Our Lord made Judas one of his apostles and retained him in his company, and was so privy with him that he was made his procurator, and bare the purse for all the other, and stole of that which was given to Christ. Then it happed that he was sorry and angry for the ointment that Mary Magdalene poured on the head and feet of our Lord Jesu Christ and said that it was worth three hundred pence, and said that so much he had lost, and therefore sold he Jesu Christ for thirty pence of that money usual, of which every penny was worth ten pence, and so he recovered three hundred pence. Or after that some say that he ought to have of all the gifts that was given to Jesu Christ the tenth penny, and so he recovered thirty pence of that he sold him, and nevertheless at the last he brought them again to the temple, and after hung himself in despair, and his body opened and cleft asunder and his bowels fell out. And so it appertained well that it should so be, for the mouth which God had kissed ought not to be defouled in touching, and also he ought not to die on the earth because all earthly creatures ought to hate him, but in the air where devils and wicked spirits be, because he had deserved to be in their company.

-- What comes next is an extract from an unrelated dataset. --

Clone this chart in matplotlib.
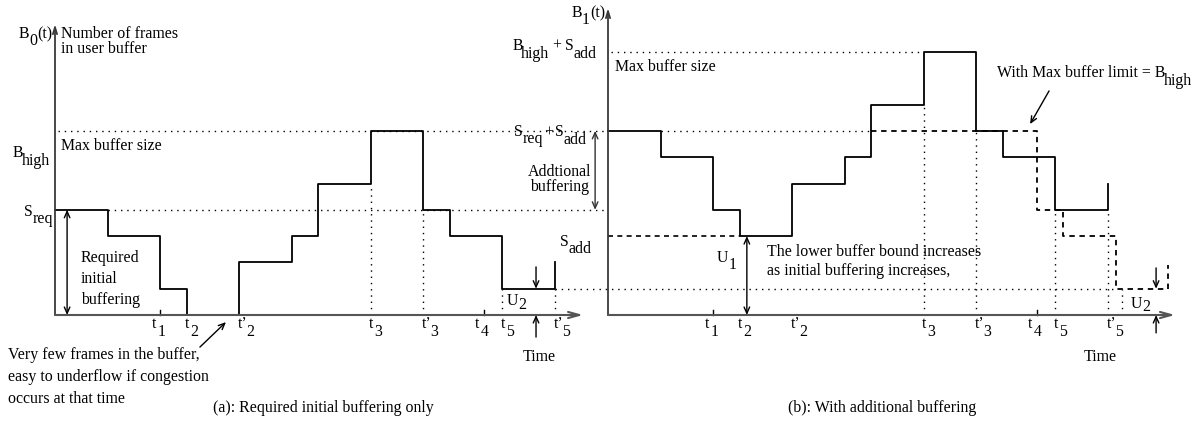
import matplotlib
matplotlib.use("Agg")
import matplotlib.pyplot as plt
import matplotlib.transforms as mtransforms

# Buffer occupancy diagram, two panels
plt.rcParams['font.family'] = ['Liberation Serif', 'DejaVu Serif']
FS = 11.4

# Step function data (time units, buffer level units)
STEP_T = [0, 2, 4, 5, 7, 9, 10, 12, 14, 15, 17, 19, 19]
B0 = [4, 3, 1, 0, 2, 3, 5, 7, 4, 3, 1, 1, 2]
B1 = [7, 6, 4, 3, 5, 6, 8, 10, 7, 6, 4, 4, 5]
LIMIT_T = [10, 16.3, 17.3, 19.3, 21.3, 21.3]
B1_LIMIT = [7, 4, 3, 1, 1, 1.9]

S_REQ = 4
S_ADD = 3
B_HIGH = 7
U_LEVEL = 1

TICK_T = [4, 5, 7, 12, 14, 16.3, 17, 19]
TICK_SUB = ['1', '2', '2', '3', '3', '4', '5', '5']
TICK_PRIME = [False, False, True, False, True, False, False, True]
TICK_SHIFT = [-0.3, -0.05, -0.05, -0.05, -0.05, -0.32, -0.05, -0.05]

U = 26.3  # pixels per unit
W, H = 1197, 429

fig = plt.figure(figsize=(W / 100, H / 100), dpi=100)
axa = fig.add_axes([0, 0, 1, 1])
axb = fig.add_axes([0, 0, 1, 1])
for ax, x0 in ((axa, 55), (axb, 608)):
    ax.set_xlim(-x0 / U, (W - x0) / U)
    ax.set_ylim(-(H - 315) / U, 315 / U)
    ax.axis('off')
    ax.patch.set_alpha(0)

renderer = fig.canvas.get_renderer()
AX_COL = '#3a3a3a'
DOT = (0, (1, 3.5))
DASH = (0, (3, 2.6))


def rich(ax, x, y, parts, ha='left'):
    """parts: (text, drop in px, gap before in px)"""
    items = []
    for s, dy, gap in parts:
        t = ax.text(x, y, s, va='baseline', ha='left', fontsize=FS)
        w = t.get_window_extent(renderer=renderer).width
        items.append((t, w, dy, gap))
    total = sum(w + g for _, w, _, g in items)
    off = {'left': 0, 'right': -total, 'center': -total / 2}[ha]
    for t, w, dy, gap in items:
        off += gap
        t.set_transform(mtransforms.offset_copy(ax.transData, fig=fig,
                                                x=off, y=-dy, units='dots'))
        off += w


def arrow(ax, start, end, style='->', lw=1.0, col='black', hl=0.45, hw=0.2):
    ax.annotate('', xy=end, xytext=start,
                arrowprops=dict(arrowstyle=f'{style},head_length={hl},head_width={hw}',
                                lw=lw, color=col, shrinkA=0, shrinkB=0))


def hdot(ax, y, x1, x2, ls=DOT, lw=1.0):
    ax.plot([x1, x2], [y, y], color='black', lw=lw, linestyle=ls, clip_on=False)


def vdot(ax, x, y1, y2, ls=DOT, lw=1.0):
    ax.plot([x, x], [y1, y2], color='black', lw=lw, linestyle=ls, clip_on=False)


def time_labels(ax):
    for t, sub, pr, sh in zip(TICK_T, TICK_SUB, TICK_PRIME, TICK_SHIFT):
        main = 't\u2019' if pr else 't'
        rich(ax, t + sh, -0.49, [(main, 0, 0), (sub, 8, -1 if pr else 1)])
    for t in (TICK_T[0], TICK_T[5]):
        ax.plot([t, t], [0, 0.2], color='black', lw=1.0)


# ---------------- panel (a) ----------------
hdot(axa, B_HIGH, 0.1, 21.0)
hdot(axa, S_REQ, 2, 21.0)
hdot(axa, U_LEVEL, 19, 20.6)
vdot(axa, 12, 0, 5)
vdot(axa, 14, 0, 4)
vdot(axa, 17, 0, 1)
vdot(axa, 19, 0, 1)

axa.step(STEP_T, B0, where='post', color='black', lw=1.3)

arrow(axa, (0, 0), (0, 11.06), lw=1.3, col=AX_COL, hl=0.5, hw=0.15)
arrow(axa, (0, 0), (20.08, 0), lw=1.5, col='#555555', hl=0.8, hw=0.22)
time_labels(axa)

rich(axa, -0.11, 10.53, [('B', 0, 0), ('0', 7, 0), ('(t)', 0, 0)], ha='right')
axa.text(0.23, 10.53, 'Number of frames', fontsize=FS, va='baseline')
axa.text(0.23, 9.96, 'in user buffer', fontsize=FS, va='baseline')
axa.text(0.23, 6.27, 'Max buffer size', fontsize=FS, va='baseline')
rich(axa, -0.2, 6.0, [('B', 0, 0), ('high', 8, -2)], ha='right')
rich(axa, -0.08, 3.76, [('S', 0, 0), ('req', 7, 0)], ha='right')

arrow(axa, (0.46, 0), (0.46, S_REQ), style='<->', lw=1.0)
for s, yb in (('Required', 2.02), ('initial', 1.22), ('buffering', 0.42)):
    axa.text(0.99, yb, s, fontsize=FS, va='baseline')

rich(axa, 17.19, 0.38, [('U', 0, 0), ('2', 4, 0)])
arrow(axa, (18.29, 1.83), (18.29, U_LEVEL), lw=1.0)
arrow(axa, (18.29, -0.84), (18.29, 0), lw=1.0)
axa.text(18.4, -1.75, 'Time', fontsize=FS, va='baseline', ha='center')

for s, yb in (('Very few frames in the buffer,', -1.67),
              ('easy to underflow if congestion', -2.51),
              ('occurs at that time', -3.35)):
    axa.text(-1.79, yb, s, fontsize=FS, va='baseline')
arrow(axa, (5.51, -1.22), (6.5, -0.27), lw=1.0)
axa.text(6.0, -3.69, '(a): Required initial buffering only', fontsize=FS, va='baseline')

# ---------------- panel (b) ----------------
hdot(axb, B_HIGH + S_ADD, 0.1, 12)
hdot(axb, S_REQ + S_ADD, 2, 10)
hdot(axb, U_LEVEL, -0.35, 19.3)
hdot(axb, S_ADD, 0, 5, ls=DASH, lw=1.2)
vdot(axb, 12, 0, 8)
vdot(axb, 14, 0, 7)
vdot(axb, 17, 0, 4)
vdot(axb, 19, 0, 4)
vdot(axb, 19.55, 0, 1)

axb.step(STEP_T, B1, where='post', color='black', lw=1.3)
axb.step(LIMIT_T, B1_LIMIT, where='post', color='black', lw=1.3, linestyle=DASH)

arrow(axb, (0, 0), (0, 11.67), lw=1.3, col=AX_COL, hl=0.5, hw=0.15)
arrow(axb, (0, 0), (21.56, 0), lw=1.5, col='#555555', hl=0.8, hw=0.22)
time_labels(axb)

rich(axb, -0.11, 11.33, [('B', 0, 0), ('1', 7, 0), ('(t)', 0, 0)], ha='right')
rich(axb, -0.42, 10.08, [('B', 0, 0), ('high', 8, -2), ('+', 0, 3), ('S', 0, 4), ('add', 8, 0)],
     ha='right')
axb.text(0.27, 9.28, 'Max buffer size', fontsize=FS, va='baseline')
rich(axb, -0.8, 6.8, [('S', 0, 0), ('req', 7, 0), ('+', 0, 1), ('S', 0, 2), ('add', 8, 0)],
     ha='right')
arrow(axb, (-0.49, S_REQ), (-0.49, S_REQ + S_ADD), style='<->', lw=1.0, col='#333333')
axb.text(-1.83, 5.3, 'Addtional', fontsize=FS, va='baseline', ha='center')
axb.text(-1.83, 4.72, 'buffering', fontsize=FS, va='baseline', ha='center')
rich(axb, -0.61, 2.62, [('S', 0, 0), ('add', 7, 0)], ha='right')

arrow(axb, (5.28, 0), (5.28, S_ADD), style='<->', lw=1.0)
rich(axb, 4.14, 2.02, [('U', 0, 0), ('1', 7, 0)])
axb.text(6.05, 2.24, 'The lower buffer bound increases', fontsize=FS, va='baseline')
axb.text(6.05, 1.52, 'as initial buffering increases,', fontsize=FS, va='baseline')

rich(axb, 14.79, 9.05, [('With Max buffer limit = B', 0, 0), ('high', 8, -2)])
arrow(axb, (16.77, 8.52), (16.05, 7.26), lw=1.0)

rich(axb, 19.89, 0.27, [('U', 0, 0), ('2', 3, 0)])
arrow(axb, (20.84, 1.79), (20.84, U_LEVEL), lw=1.0)
arrow(axb, (20.84, -0.68), (20.84, 0), lw=1.0)
axb.text(18.71, -1.75, 'Time', fontsize=FS, va='baseline', ha='center')
axb.text(6.84, -3.69, '(b): With additional buffering', fontsize=FS, va='baseline')

fig.savefig('out.png', dpi=100, facecolor='white')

Today and during the Sacred Triduum, the Matins and Lauds of the Divine Office are often sung in a haunting service known as the Tenebrae service (“tenebrae” meaning “shadows”), which is basically a funeral service for Jesus. During the Matins on Good Friday, one by one, fifteen candles are extinguished in the Church, leaving the congregation in total darkness, and in a silence that is punctuated at the end by the strepitus — a clattering, banging sound meant to evoke the convulsion of nature at the death of Christ. It has also been described as the sound of the tomb door closing.
During the Triduum, the Matins and Lauds readings come from the following day’s readings each night because the hours of Matins and Lauds were pushed back so that the public might better participate during these special three days (i.e., the Matins and Lauds readings heard at Spy Wednesday’s tenebrae service are those for Maundy Thursday, the readings for Maundy Thursday’s tenebrae service are from Good Friday, and Good Friday’s readings are from Holy Saturday’s Divine Office).
Legend says that the tree upon which Judas hanged himself was the Cercis siliquastrum — a tree that is now known as the “Judas Tree.” It is a beautiful tree, native to the Mediterranean region, with brilliant deep pink flowers in the spring — flowers that are said to have blushed in shame after Judas’s suicide.
1 St. Matthew attributes this prophecy to Jeremias in Matthew 27:9, “Then was fulfilled that which was spoken by Jeremias the prophet, saying: And they took the thirty pieces of silver, the price of him that was prized, whom they prized of the children of Israel.” It is assumed that he was reading the prophecies of Jeremias and Zacharias together because of the latter’s allusions to Israel being as a piece of clay in a potter’s hands (Jeremias 18:1-10, Jeremias 32:6-9, Jeremias 19:1-13) and how this relates to Israel’s fate as typified by Judas’s body bursting open, etc.